B. Agentic Framework

To evaluate models on this benchmark, the authors proposed a specific Agentic Workflow equipped with five core tools:

Text Search: Standard natural language query retrieval.
Image Search: Retrieving images based on text queries.
Reverse Image Search: Finding similar images based on an image URL.
Image Crop: Extracting specific regions of an image for localized reasoning.
Webpage Visit: Visiting a URL to extract structured information (using an LLM to summarize/reason).

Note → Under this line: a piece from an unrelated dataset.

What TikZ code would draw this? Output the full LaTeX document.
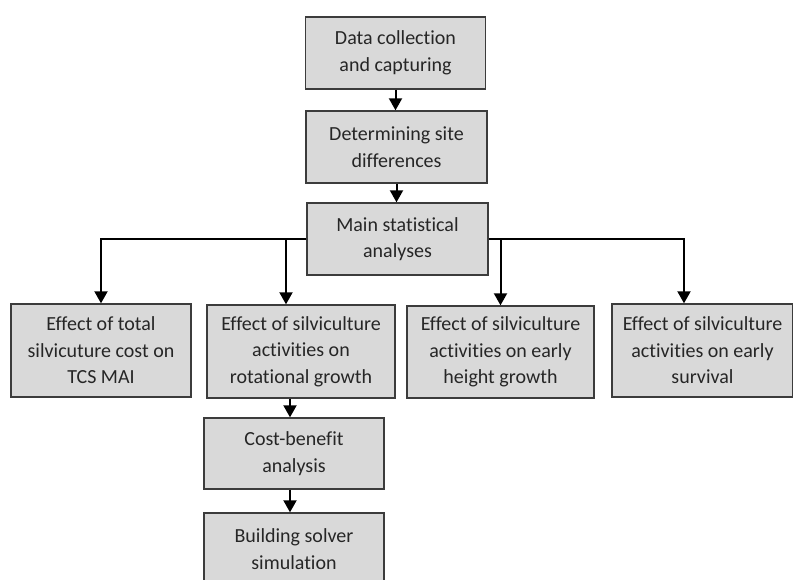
\documentclass[tikz,border=0pt]{standalone}
\usepackage{fontspec}
\setmainfont{Carlito}[RawFeature={-liga;-clig;-calt;-dlig}]
\usetikzlibrary{arrows.meta,calc}
\newcommand{\myti}{t\kern0pt i}
\newcommand{\myfi}{f\kern0pt i}
\definecolor{boxfill}{HTML}{D9D9D9}
\definecolor{boxline}{HTML}{3C3C3C}
\definecolor{txt}{HTML}{262626}
\tikzset{
  stepbox/.style={draw=boxline, line width=1.4pt, fill=boxfill, align=center, text=txt,
    font=\fontsize{20}{26.5}\selectfont, inner sep=0pt, anchor=center},
  arr/.style={line width=2pt, draw=black, -{Triangle[width=13pt,length=12pt]}}
}
\begin{document}
\begin{tikzpicture}[x=1pt,y=-1pt]
\clip (0,0) rectangle (793,579);
\node[stepbox, minimum width=180pt, minimum height=72pt] (b1) at (395.5,53) {Data collection\\and capturing};
\node[stepbox, minimum width=181pt, minimum height=72pt] (b2) at (396.5,147) {Determining site\\differences};
\node[stepbox, minimum width=181pt, minimum height=72pt] (b3) at (397.5,239) {Main sta\myti{}s\myti{}cal\\analyses};
\node[stepbox, minimum width=180pt, minimum height=93pt] (ea) at (101,350.5) {Effect of total\\silvicuture cost on\\TCS MAI};
\node[stepbox, minimum width=188pt, minimum height=93pt] (eb) at (301,351.5) {Effect of silviculture\\ac\myti{}vi\myti{}es on\\rota\myti{}onal growth};
\node[stepbox, minimum width=187pt, minimum height=92pt] (ec) at (500.5,352) {Effect of silviculture\\ac\myti{}vi\myti{}es on early\\height growth};
\node[stepbox, minimum width=181pt, minimum height=93pt] (ed) at (702.5,350.5) {Effect of silviculture\\ac\myti{}vi\myti{}es on early\\survival};
\node[stepbox, minimum width=180pt, minimum height=71pt] (cb) at (294,453.5) {Cost-bene\myfi{}t\\analysis};
\node[stepbox, minimum width=180pt, minimum height=72pt] (bs) at (294,549) {Building solver\\simula\myti{}on};
% connectors
\draw[arr] (b1.south) -- (b1.south |- b2.north);
\draw[arr] (b2.south) -- (b2.south |- b3.north);
\coordinate (ta) at (ea.north);
\coordinate (tb) at ([xshift=-15pt]eb.north);
\coordinate (tc) at (ec.north);
\coordinate (td) at ([xshift=-18.5pt]ed.north);
\draw[arr] (b3.west) -| (ta);
\draw[arr] (b3.east) -| (td);
\draw[arr] (tb |- b3.west) -- (tb);
\draw[arr] (tc |- b3.east) -- (tc);
\coordinate (tcb) at ([xshift=-4pt]cb.north);
\coordinate (tbs) at ([xshift=-4pt]bs.north);
\draw[arr] (tcb |- eb.south) -- (tcb);
\draw[arr] (tbs |- cb.south) -- (tbs);
\end{tikzpicture}
\end{document}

The workflow operates as a closed loop: The MLLM parses the query, formulates a strategy, calls tools based on evidence gaps, processes results, and refines the query until sufficient evidence is gathered for answer synthesis.

3. Key Contributions

Formalization of Visual-Native Search: The paper identifies and formalizes the gap in current benchmarks regarding the evaluation of visual reasoning and the integration of visual-native information in reasoning chains.
VisBrowse-Bench: A high-quality, expert-validated benchmark of 169 instances designed to force multimodal fusion and visual competency. It is the first to require cross-image reasoning and active visual evidence gathering.
Agentic Workflow: A novel multi-turn framework that drives agents to actively collect and reason over visual information, demonstrating that tool usage significantly impacts performance but remains insufficient for current state-of-the-art models.
Comprehensive Evaluation: A rigorous evaluation of both open-source and closed-source models, providing a new baseline for multimodal browsing capabilities.

4. Experimental Results

The authors evaluated a wide range of models, including closed-source MLLMs (Gemini, GPT, Claude, Kimi), open-source models (Qwen), and Deep Research models (o3).

Overall Performance: The results are surprisingly low, highlighting the difficulty of the benchmark.
- Best Performer: Claude-4.6-Opus achieved the highest accuracy at 47.6%.
- Deep Research Model: o3-deep-research achieved only 41.1%.
- Open-Source Models: The best open-source model (Qwen3-VL-235B) achieved only 14.2%.
- General Trend: Most models hovered around 30% accuracy.
Impact of Tools:
- Direct Answer: Performance was very poor (relying on parametric knowledge).
- + Text Search: Improved performance for all models, but gains were limited, proving text alone is insufficient.
- + Image Search (Full Framework): Further improved performance for most models, confirming the necessity of visual evidence. However, some models (e.g., Claude-4.6-Sonnet) failed to utilize image tools correctly, leading to performance degradation.
Tool Usage Analysis:
- Claude-4.6-Opus showed the most balanced tool usage, effectively integrating text search, image search, and cropping.
- Kimi-K2.5 relied heavily on image_search, which correlated with its highest performance improvement under the full framework.
- Gemini models showed a heavy bias toward text_search and webpage_visit, often neglecting visual reasoning tools.

5. Significance and Conclusion

Benchmarking Standard: VisBrowse-Bench sets a new standard for evaluating multimodal agents by moving beyond "text-with-image" queries to "visual-native" reasoning where the agent must actively hunt for visual clues.
Current Limitations: The low accuracy of even the most advanced models (Claude-4.6-Opus < 50%) indicates that current MLLMs struggle with multi-hop visual reasoning and dynamic visual information integration. They tend to rely on text shortcuts or fail to ground their reasoning in specific visual details.
Future Direction: The paper suggests that future agent development must focus on improving the ability to:
1. Dynamically switch between modalities.
2. Perform fine-grained visual grounding (cropping, spatial analysis).
3. Synthesize heterogeneous evidence (text + multiple images) without collapsing into unimodal patterns.

In summary, VisBrowse-Bench reveals a significant capability gap in current AI agents regarding real-world visual search, providing a critical testbed for the next generation of multimodal browsing agents.